I am trying to stabilize the current in coils in my experiment. For that I am using a circuit as in the picture:
First section is a fast switch. It is also galvanically isolated from the TTL signal with opto-coupler (not in the picture)
Second section is fast discharging of the coils. When we suddenly stop the current from the supply, the coils respond in reverse voltage build-up opening the diode. Then in quarter of a cycle of the LC circuit the energy flows from the coils to the capacitor and the diode closes. Then it slowly discharges through the resistor. Coils inductance is 350 uH.
Third section is linearized MOSFET. I am using OPA277 here. It linearizes the response of the MOSFET by comparing the voltage on the sense resistor with the input and adjusting the gate voltage. 10R resistor is added to reduce gate ringing of the MOSFET. It is connected to the PID control (I am currently using RedPitaya for that). Current measurement for the PID is done independently with a current transducer. In the circuit there are 4 such sections connected in parallel to lower the power dissipation.
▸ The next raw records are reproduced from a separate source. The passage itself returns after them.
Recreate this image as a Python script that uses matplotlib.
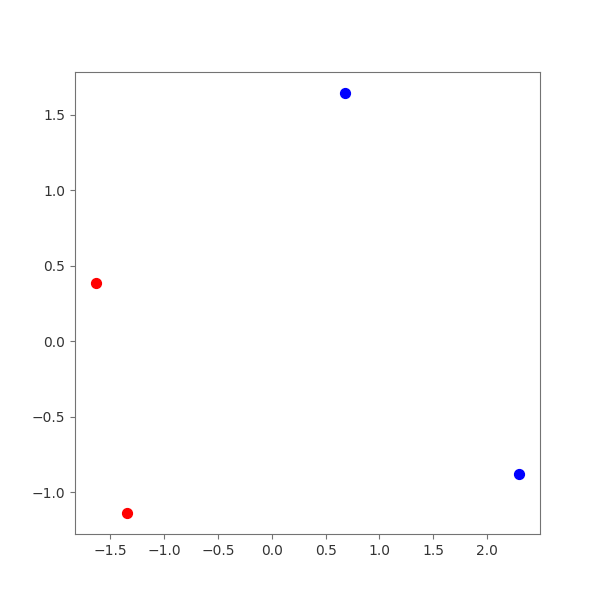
import numpy as np
import matplotlib
matplotlib.use("Agg")
import matplotlib.pyplot as plt

# point coordinates
x_red = [-1.631, -1.348]
y_red = [0.385, -1.136]
x_blue = [0.676, 2.295]
y_blue = [1.643, -0.879]

fig, ax = plt.subplots(figsize=(6, 6), dpi=100)
ax.scatter(x_red, y_red, color="red", s=50)
ax.scatter(x_blue, y_blue, color="blue", s=50)
for sp in ax.spines.values():
    sp.set_edgecolor("0.45")
ax.tick_params(colors="0.45", labelcolor="#333333")
fig.savefig("out.png")
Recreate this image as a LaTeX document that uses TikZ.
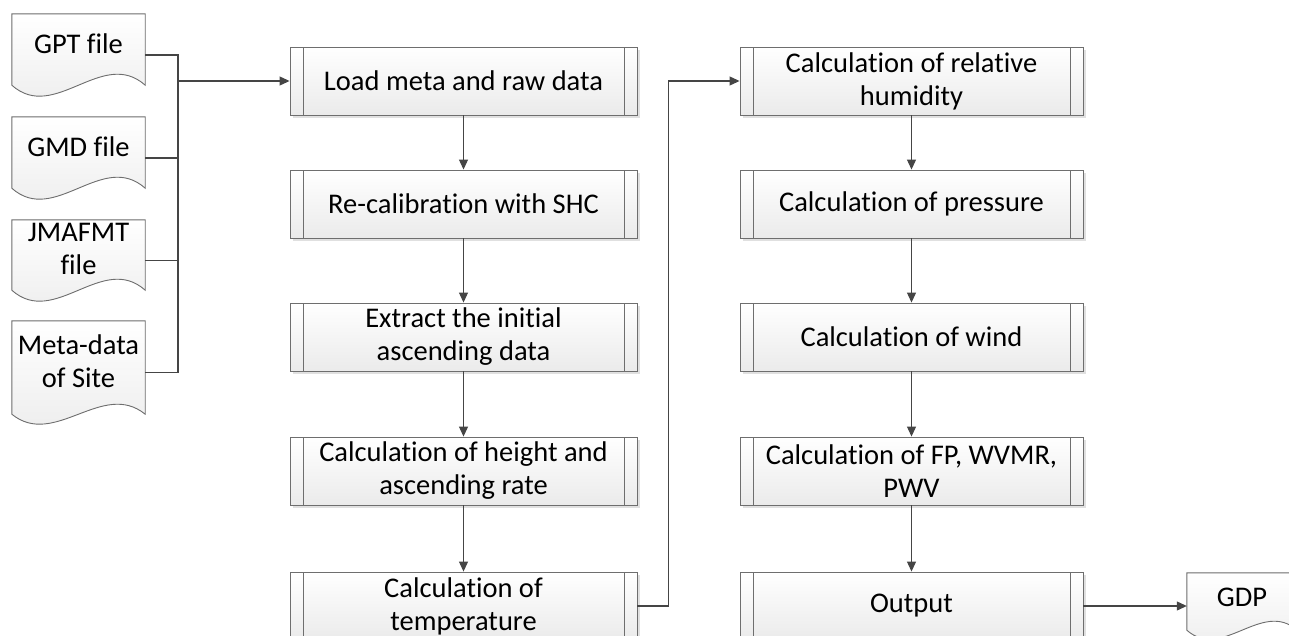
\documentclass[tikz,border=0pt]{standalone}
\usepackage{fontspec}
\setmainfont{Carlito}[Ligatures=CommonOff]
\usetikzlibrary{arrows.meta,calc,shadows}

\definecolor{edge}{HTML}{6E6E6E}
\definecolor{wire}{HTML}{454545}

\tikzset{
  txt/.style={font=\fontsize{28.5}{33}\selectfont, align=center, inner sep=0pt},
  procbox/.style={txt, rectangle, draw=edge, line width=0.9pt,
    top color=white, bottom color=gray!16, minimum height=68pt,
    drop shadow={shadow xshift=2.5pt, shadow yshift=-2.5pt, fill=black, opacity=0.12},
    path picture={
      \draw[edge, line width=0.9pt]
        ([xshift=13pt]path picture bounding box.north west) --
        ([xshift=13pt]path picture bounding box.south west)
        ([xshift=-13pt]path picture bounding box.north east) --
        ([xshift=-13pt]path picture bounding box.south east);}},
  colA/.style={procbox, minimum width=347pt},
  colB/.style={procbox, minimum width=343pt},
  docframe/.style={rectangle, inner sep=0pt, minimum width=133pt},
  doctext/.style={txt},
  wireline/.style={draw=wire, line width=1.1pt},
  arr/.style={wireline, -{Triangle[length=10pt,width=9pt]}},
}

% document symbol with a wavy lower edge, drawn around a framing node
% #1 = node name, #2 = wave amplitude (pt)
\newcommand\docoutline[2]{%
  \def\docpath{(#1.north west) -- (#1.north east)
    -- ($(#1.south east)+(0,#2pt)$)
    .. controls ($(#1.south east)!0.32!(#1.south west)+(0,4.46*#2pt)$)
    and ($(#1.south west)!0.32!(#1.south east)+(0,-2.46*#2pt)$)
    .. ($(#1.south west)+(0,#2pt)$) -- cycle}%
  \fill[black, opacity=0.12, shift={(2.5pt,-2.5pt)}] \docpath;
  \path[draw=edge, line width=0.9pt, top color=white, bottom color=gray!16] \docpath;
}

\begin{document}
\begin{tikzpicture}[x=1pt, y=-1pt]
\useasboundingbox (0,0) rectangle (1289,635);
\clip (0,0) rectangle (1289,635);

% input files
\node[docframe, minimum height=82pt]  (gpt)  at (78.5,55)    {};
\node[docframe, minimum height=82pt]  (gmd)  at (78.5,158)   {};
\node[docframe, minimum height=81pt]  (jma)  at (78.5,260.5) {};
\node[docframe, minimum height=103pt] (meta) at (78.5,372.5) {};
\docoutline{gpt}{11}
\docoutline{gmd}{11}
\docoutline{jma}{11}
\docoutline{meta}{10}
\node[doctext] (gpt-t)  at ([yshift=11pt]gpt.center)  {GPT file};
\node[doctext] (gmd-t)  at ([yshift=11pt]gmd.center)  {GMD file};
\node[doctext] (jma-t)  at ([yshift=12pt]jma.center)  {JMAFMT\\file};
\node[doctext] (meta-t) at ([yshift=11pt]meta.center) {Meta-data\\of Site};

% first processing column
\node[colA] (load)    at (463.5,81)  {Load meta and raw data};
\node[colA] (recal)   at (463.5,204) {Re-calibration with SHC};
\node[colA] (extract) at (463.5,337) {Extract the initial\\ascending data};
\node[colA] (height)  at (463.5,471) {Calculation of height and\\ascending rate};
\node[colA] (temp)    at (463.5,606) {Calculation of\\temperature};

% second processing column
\node[colB] (hum)  at (911.5,81)  {Calculation of relative\\humidity};
\node[colB] (pres) at (911.5,204) {Calculation of pressure};
\node[colB] (wind) at (911.5,337) {Calculation of wind};
\node[colB] (fp)   at (911.5,471) {Calculation of FP, WVMR,\\PWV};
\node[colB] (out)  at (911.5,606) {Output};

% output file
\node[docframe, minimum width=110pt, minimum height=66pt] (gdp) at (1242,606) {};
\docoutline{gdp}{9}
\node[doctext] (gdp-t) at ([yshift=9pt]gdp.center) {GDP};

% collecting bus from the input files
\coordinate (bus) at (178,55);
\draw[wireline] (gpt.east) -- (gpt.east -| bus) -- (meta.east -| bus) -- (meta.east);
\draw[wireline] (gmd.east) -- (gmd.east -| bus);
\draw[wireline] (jma.east) -- (jma.east -| bus);
\draw[arr] (load.west -| bus) -- (load.west);

% flow
\draw[arr] (load) -- (recal);
\draw[arr] (recal) -- (extract);
\draw[arr] (extract) -- (height);
\draw[arr] (height) -- (temp);
\draw[arr] (temp.east) -- ++(31,0) |- (hum.west);
\draw[arr] (hum) -- (pres);
\draw[arr] (pres) -- (wind);
\draw[arr] (wind) -- (fp);
\draw[arr] (fp) -- (out);
\draw[arr] (out.east) -- (gdp.west);
\end{tikzpicture}
\end{document}
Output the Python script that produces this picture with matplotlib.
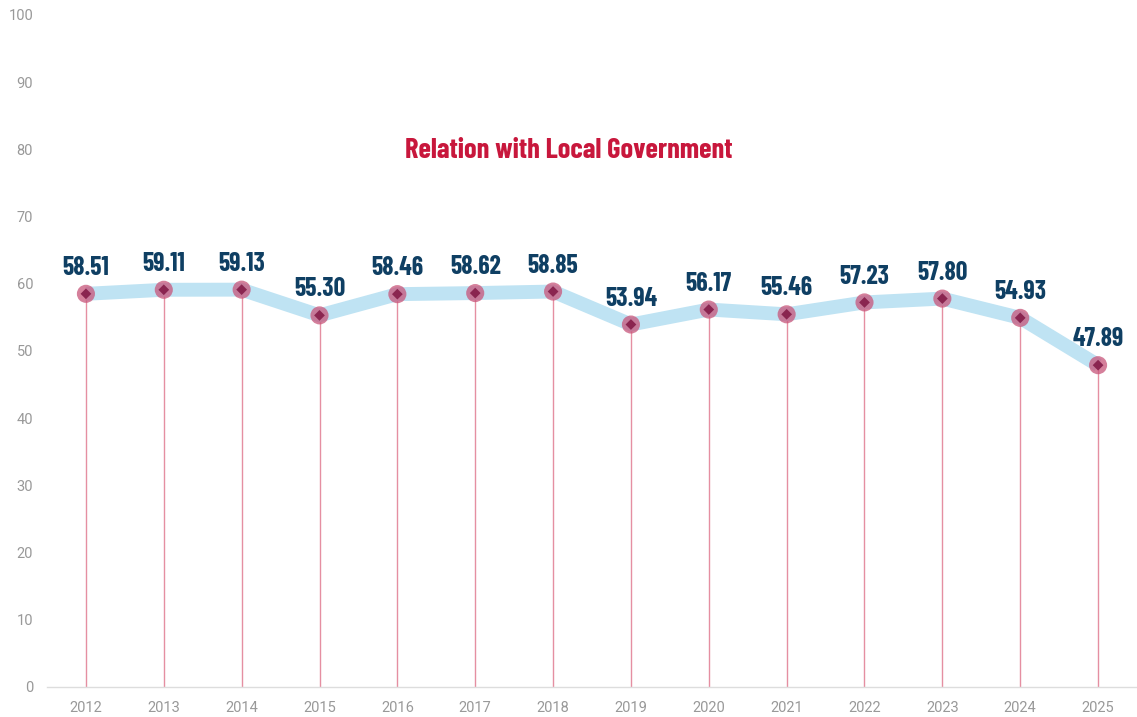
import matplotlib
matplotlib.use("Agg")
import matplotlib.pyplot as plt

years = ["2012", "2013", "2014", "2015", "2016", "2017", "2018",
         "2019", "2020", "2021", "2022", "2023", "2024", "2025"]
scores = [58.51, 59.11, 59.13, 55.30, 58.46, 58.62, 58.85,
          53.94, 56.17, 55.46, 57.23, 57.80, 54.93, 47.89]
y_ticks = [0, 10, 20, 30, 40, 50, 60, 70, 80, 90, 100]
title = "Relation with Local Government"

fig = plt.figure(figsize=(11.37, 7.17), dpi=100)
ax = fig.add_axes([47 / 1137, 30 / 717, 1 - 47 / 1137, 672 / 717])

x = list(range(len(years)))

# drop lines from each point down to the baseline
ax.vlines(x, 0, scores, color="#e58fa2", linewidth=1.0, zorder=1)
# thick pale trend line
ax.plot(x, scores, color="#bfe3f3", linewidth=10, solid_joinstyle="miter",
        solid_capstyle="butt", zorder=2)
# halo markers with a diamond core
ax.scatter(x, scores, s=170, color="#c8557a", alpha=0.75, edgecolors="none", zorder=3)
ax.scatter(x, scores, s=30, marker="D", color="#8a2550", edgecolors="none", zorder=4)

label_font = dict(family=["Barlow Condensed", "DejaVu Sans"], weight="bold")
for xi, v in zip(x, scores):
    ax.annotate(f"{v:.2f}", (xi, v), xytext=(0, 10), textcoords="offset points",
                ha="center", va="bottom", fontsize=18.5, color="#0f3f63",
                **label_font)

ax.text(0.5, 0.790, title, transform=fig.transFigure, ha="center", va="center",
        fontsize=20.5, color="#c8173c", **label_font)

ax.set_xlim(-0.5, len(years) - 0.5)
ax.set_ylim(0, 100)
ax.set_yticks(y_ticks)
ax.set_xticks(x)
ax.set_xticklabels(years)
ax.tick_params(axis="both", length=0, labelsize=10.5, labelcolor="#999999")
ax.tick_params(axis="y", pad=10)
ax.tick_params(axis="x", pad=10)
for lbl in ax.get_xticklabels() + ax.get_yticklabels():
    lbl.set_family("Roboto")

for side in ("top", "right", "left"):
    ax.spines[side].set_visible(False)
ax.spines["bottom"].set_color("#dddddd")
ax.spines["bottom"].set_linewidth(1)
ax.patch.set_visible(False)

fig.savefig("out.png", dpi=100)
What my problem is, that when I am sending larger currents (a few amps) after some time the MOSFET responsible for current stabilization burns. Firstly I thought that it is due to heating up, but it is placed on a water cooled aluminum casing and its temperature doesn't rise. Then I added additional clamping Shottky diodes bypassing the body diode of the MOSFETs (each transistor got one, directly on the terminals of their casings) because I thought it is due to high reverse voltage. The fast discharging setup lets the current discharge in around 100 us and thus large reverse voltage is generated (I calculated it to be around 414 V at 70 A - largest current I want to use).
I have run out of ideas what could be the problem. I would be glad for some explanation what can cause the burning of the MOSFETs and possibly how to protect them.